G*D is at a distance. The people are explicitly warned not to come up the mountain to G*D. G*D’s “son”, Moses, goes to the people with commands.

How’d he do? Folks listen? Implement? Or ignore (a polite throwing out)? Could they hear future religious leaders coming after them?

How long does control by fear last? One generation? Two? Eventually there is a springtime of the soul and controlling “sin” by fear and awe doesn’t have a good track-record. Inquisitions eventually ebb.

Now with context out of the way. These are specifics in the long tradition of loving G*D and Neighbor. There might well be other specifics (and there are many more in the following chapters). What specifics might we use today? In recent days might we want to make some amendments:

“Honor your fathers and mothers, fathers and fathers, mothers and mothers”
“No murder: individual, legal, military”
“No adultery: physical, emotional, mental”
“No stealing: personal or corporate”
“No lies: by word, silence, or tweet”
“No coveting: enough”.

http://kcmlection.blogspot.com/2011/09/exodus-201-4-7-9-12-20.html

 


 

“I am the G*D who brought you out of the land of Markets.”
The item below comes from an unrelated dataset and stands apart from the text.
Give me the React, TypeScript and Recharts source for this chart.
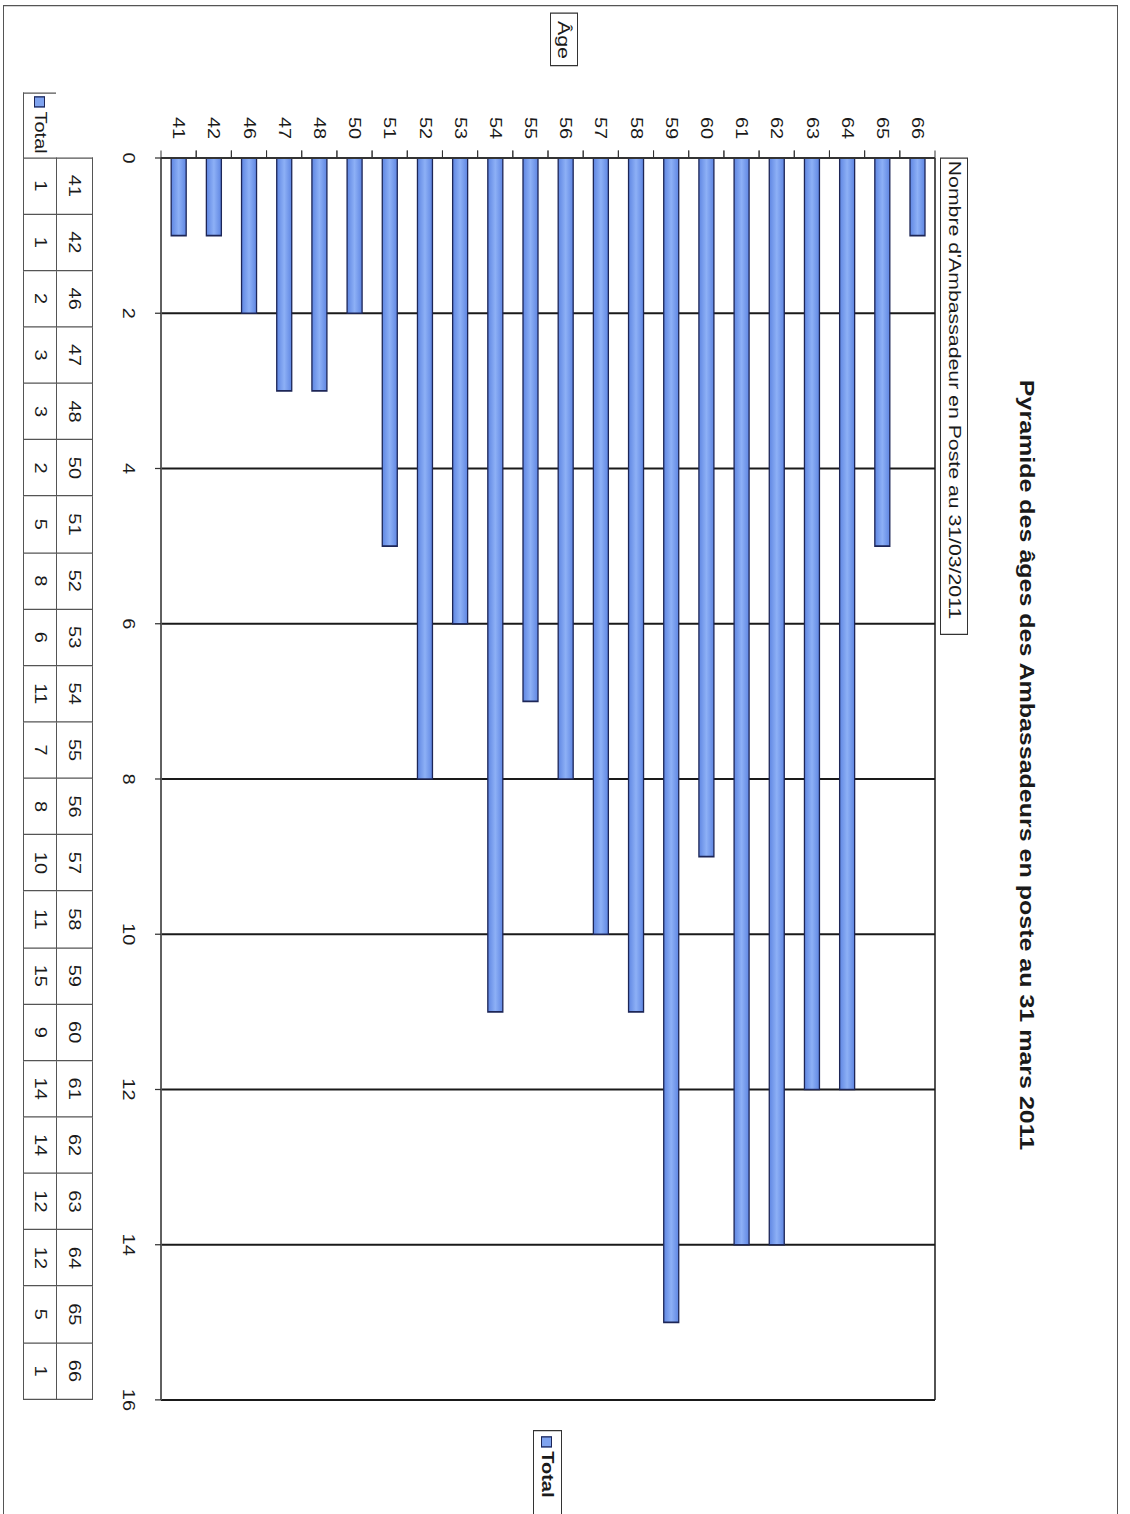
import React from 'react';
import { BarChart, Bar, XAxis, YAxis, CartesianGrid } from 'recharts';

const AGES = ['41', '42', '46', '47', '48', '50', '51', '52', '53', '54', '55', '56', '57', '58', '59', '60', '61', '62', '63', '64', '65', '66'];
const TOTALS = [1, 1, 2, 3, 3, 2, 5, 8, 6, 11, 7, 8, 10, 11, 15, 9, 14, 14, 12, 12, 5, 1];
const VALUE_TICKS = [0, 2, 4, 6, 8, 10, 12, 14, 16];

const TITLE = 'Pyramide des âges des Ambassadeurs en poste au 31 mars 2011';
const DATA_FIELD = "Nombre d'Ambassadeur en Poste au 31/03/2011";
const ROW_FIELD = 'Âge';
const SERIES_NAME = 'Total';

const data = AGES.map((age, i) => ({ age, total: TOTALS[i] }));

// the scan is the chart turned a quarter clockwise and a bit stretched
// along its length, so it is drawn flat here and turned with css
const STRETCH = 1.25;
const W = 1514 / STRETCH;
const H = 1130;
const PLOT = { left: 126.4, right: 1120, top: 195, bottom: 969 };
const Y_AXIS_W = 40;
const X_AXIS_H = 30;
const BAND = (PLOT.bottom - PLOT.top) / AGES.length;
const FONT = '"Liberation Sans", Arial, sans-serif';
const INK = '#1a1a1a';

function AgeTick(props: any) {
  const { y, payload } = props;
  return (
    <g>
      <text x={PLOT.left - 15} y={y} textAnchor="end" dominantBaseline="central" fontSize={16} fill={INK} fontFamily={FONT}>
        {payload.value}
      </text>
      <line x1={PLOT.left - 6} x2={PLOT.left} y1={y - BAND / 2} y2={y - BAND / 2} stroke="#333" strokeWidth={1} />
      <line x1={PLOT.left - 6} x2={PLOT.left} y1={y + BAND / 2} y2={y + BAND / 2} stroke="#333" strokeWidth={1} />
    </g>
  );
}

function KeySwatch() {
  return (
    <span
      style={{
        display: 'inline-block',
        width: 7,
        height: 9,
        background: '#7fa3ef',
        border: '1px solid #1d2657',
        marginRight: 3,
        verticalAlign: 'middle',
      }}
    />
  );
}

function DataTable() {
  const cell: React.CSSProperties = { border: '1px solid #555', padding: 0, textAlign: 'center' };
  return (
    <table
      style={{
        position: 'absolute',
        left: 73.6,
        top: 1037,
        width: PLOT.right - 73.6,
        borderCollapse: 'collapse',
        tableLayout: 'fixed',
        fontSize: 16,
        fontFamily: FONT,
        color: INK,
      }}
    >
      <colgroup>
        <col style={{ width: PLOT.left - 0.8 - 73.6 }} />
        {AGES.map((a) => (
          <col key={a} />
        ))}
      </colgroup>
      <tbody>
        <tr style={{ height: 36 }}>
          <td style={{ padding: 0, border: 'none' }} />
          {AGES.map((a) => (
            <td key={a} style={cell}>{a}</td>
          ))}
        </tr>
        <tr style={{ height: 33 }}>
          <td style={{ ...cell, borderTop: 'hidden', fontSize: 16, whiteSpace: 'nowrap' }}>
            <KeySwatch />
            {SERIES_NAME}
          </td>
          {TOTALS.map((v, i) => (
            <td key={i} style={cell}>{v}</td>
          ))}
        </tr>
      </tbody>
    </table>
  );
}

export default function App() {
  return (
    <div style={{ position: 'absolute', left: 0, top: 0, width: 1130, height: 1514, overflow: 'hidden', background: '#fff' }}>
      <div
        style={{
          position: 'absolute',
          left: 0,
          top: 0,
          width: W,
          height: H,
          transformOrigin: '0 0',
          transform: `translateX(1130px) rotate(90deg) scaleX(${STRETCH})`,
          fontFamily: FONT,
          color: INK,
        }}
      >
        <div style={{ position: 'absolute', left: 4, top: 12, width: W + 20, height: 1113, border: '1.5px solid #555' }} />

        <div style={{ position: 'absolute', left: 212, top: 91, width: 800, textAlign: 'center', fontWeight: 'bold', fontSize: 20, lineHeight: '24px' }}>
          {TITLE}
        </div>

        <div
          style={{
            position: 'absolute',
            left: PLOT.left - 0.8,
            top: 162,
            width: 378,
            height: 26,
            border: '1px solid #333',
            fontSize: 17,
            lineHeight: '26px',
            paddingLeft: 2,
            whiteSpace: 'nowrap',
          }}
        >
          {DATA_FIELD}
        </div>

        <div
          style={{
            position: 'absolute',
            left: 10.4,
            top: 552,
            width: 41,
            height: 26,
            border: '1px solid #333',
            fontSize: 17,
            lineHeight: '27px',
            textAlign: 'center',
          }}
        >
          {ROW_FIELD}
        </div>

        <div
          style={{
            position: 'absolute',
            left: 1144,
            top: 568,
            width: 64,
            height: 27,
            border: '1px solid #333',
            fontSize: 16,
            fontWeight: 'bold',
            lineHeight: '27px',
            paddingLeft: 4,
            whiteSpace: 'nowrap',
          }}
        >
          <KeySwatch />
          {SERIES_NAME}
        </div>

        <DataTable />

        <BarChart
          width={W}
          height={H}
          data={data}
          layout="vertical"
          margin={{
            top: PLOT.top,
            right: W - PLOT.right,
            left: PLOT.left - Y_AXIS_W,
            bottom: H - PLOT.bottom - X_AXIS_H,
          }}
          style={{ position: 'absolute', left: 0, top: 0 }}
        >
          <defs>
            <linearGradient id="barFill" x1="0" y1="0" x2="0" y2="1">
              <stop offset="0%" stopColor="#5f86e2" />
              <stop offset="50%" stopColor="#8db0f6" />
              <stop offset="100%" stopColor="#5f86e2" />
            </linearGradient>
          </defs>
          <CartesianGrid stroke={INK} strokeWidth={1.5} horizontalPoints={[PLOT.top, PLOT.bottom]} />
          <XAxis
            type="number"
            domain={[0, 16]}
            ticks={VALUE_TICKS}
            interval={0}
            height={X_AXIS_H}
            tickSize={6}
            tickMargin={21}
            axisLine={{ stroke: '#666', strokeWidth: 1.5 }}
            tickLine={{ stroke: '#333' }}
            tick={{ fontSize: 16, fill: INK, fontFamily: FONT }}
          />
          <YAxis
            type="category"
            dataKey="age"
            reversed
            width={Y_AXIS_W}
            interval={0}
            tickLine={false}
            axisLine={{ stroke: '#333', strokeWidth: 1.5 }}
            tick={<AgeTick />}
          />
          <Bar
            dataKey="total"
            name={SERIES_NAME}
            barSize={15}
            fill="url(#barFill)"
            stroke="#1d2657"
            strokeWidth={1.3}
            isAnimationActive={false}
          />
        </BarChart>
      </div>
    </div>
  );
}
From this new beginning we hear about the danger of idols, markets in any form. Their main difficulty is the same as portrayed by this strange G*D - they mix up and confuse jealousy/rejection with steadfast love.

The passage goes on to give other particulars that reveal this same dichotomy in relationship to creation, family, and community.

How easy it is for any little thing to become something for which we are jealous and enter into a zero-sum game to get it or leads us to reject someone or whole groups of someones to protect our own.

How difficult it is to see the larger picture of an expansive and expanding love behind each little thing that pricks our comfort.

Re-imagine each of these insights, sometimes called commandments, in light of your favorite Market. What challenge do they make to your background idol?